The miners, hoping for justice, carried their
dead to the city hall. Instead, they were met by more of Greene’s armed men who
opened fire. The miners ran back to their homes, seeking safety, pursued by
Greene’s men who shot them down, by the end, massacring forty-miners, including children.
Word quickly spread across the border that Mexicans were slaughtering
Americans. William Randolf Herast, known for “yellow journalism,” immediately called
it a “race war,” hoping to incite anger among Yankees north of the border and pressing for the U.S. to invade
Mexico, which is what he’d always wanted, going back to when the U.S. took
Cuba and the Philippines from Spain.
Vigilantes joined the Arizona Rangers who came seeking vengeance for any American deaths. They had no idea how the events at Cananea had unfolded. When they crossed the Rio Grande into Mexico, they ignored Mexico's sovereignty laws with the U.S. Porfirio Diaz’s brutal rural police force, also entered Cananea, adding to the confusion on the streets. Though, by the end of June 1st, the strike was over, the residue of racism, hatred, and violence had begun.

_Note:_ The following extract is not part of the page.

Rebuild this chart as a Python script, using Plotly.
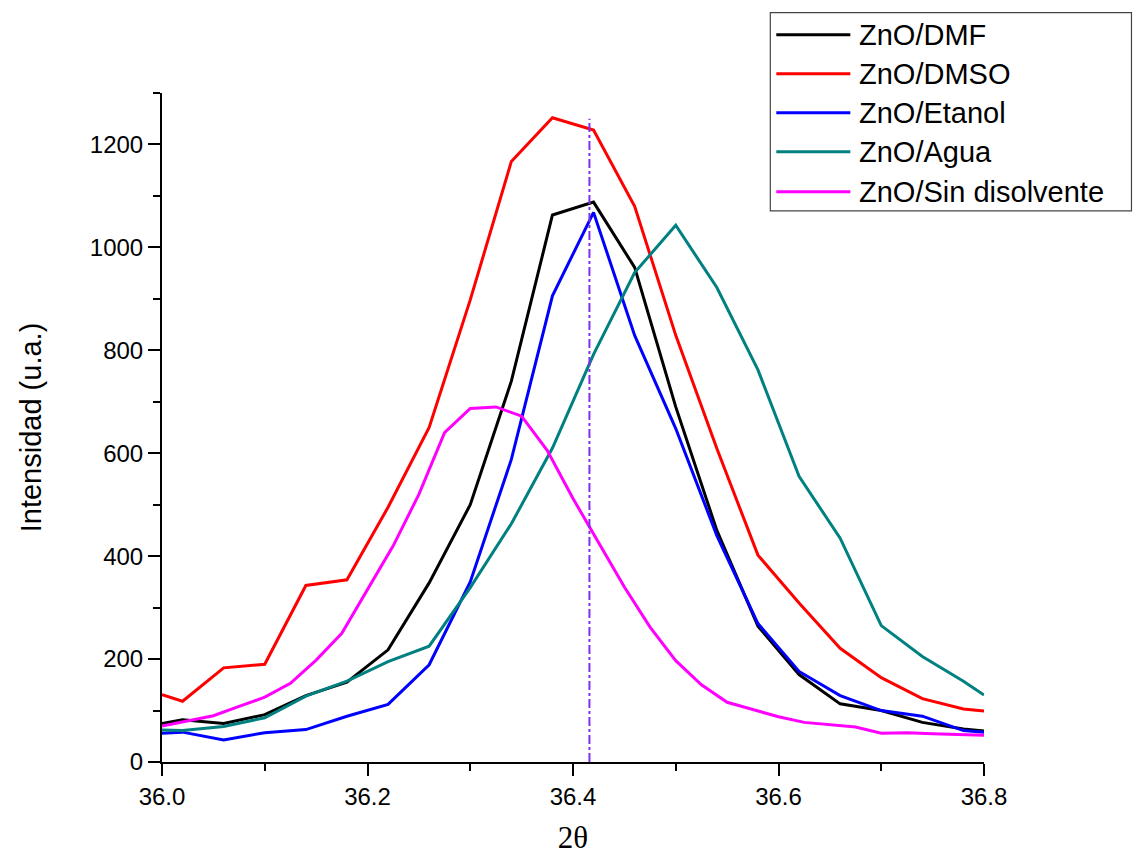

On the 2nd and 3rd, word spread throughout Mexico that the U.S. had invaded the country. As Kelly Hernandez wrote in her book, Bad Mexicans, a term Diaz used for any Mexican who opposed his rule, “Mexico City’s newspaper El Tiempo claimed, “Invasion del territorio nacional por tropas norteamericanos.” The comment left Mexican wondering if the presidency of Porfirio Dias could not protect the country’s sovereignty from a bunch of vigilantes and Arizona Rangers, maybe it was time for Diaz to go and a new government to take his place.
The shouts of revolution began. Mexican journalists, opposition politicians, and even some American industrialists, took up the cry, and four years later, Mexico burst
into revolution, the first great revolution of the twentieth century, preceding
the Russian and Chinese revolutions. It introduced the world to names like Zapata, Villa, Madero, Obregon, Carranza, Flores Magon, Librado Rivera, writers Elisa Acuna and Juana
Belen Gutierrez de Mendoza, and novelists Mariano Azuela, and Agustin Yanes.
It changed the course of history, both Mexican
and American, inflicting an estimated million deaths, mostly civilian, on the Mexican people and causing hundreds of thousands of Mexicans to flee north, where they built new lives for themselves and their families, in towns and cities across the American
Southwest into Kansas and Michigan. At the time, they were embraced by U.S. industries who welcomed the workers, especially as America would enter two world wars, buttressed by Mexican labor, as well as Mexicans in uniform, many who would make the "ultimate
sacrifice" and call the United States "home."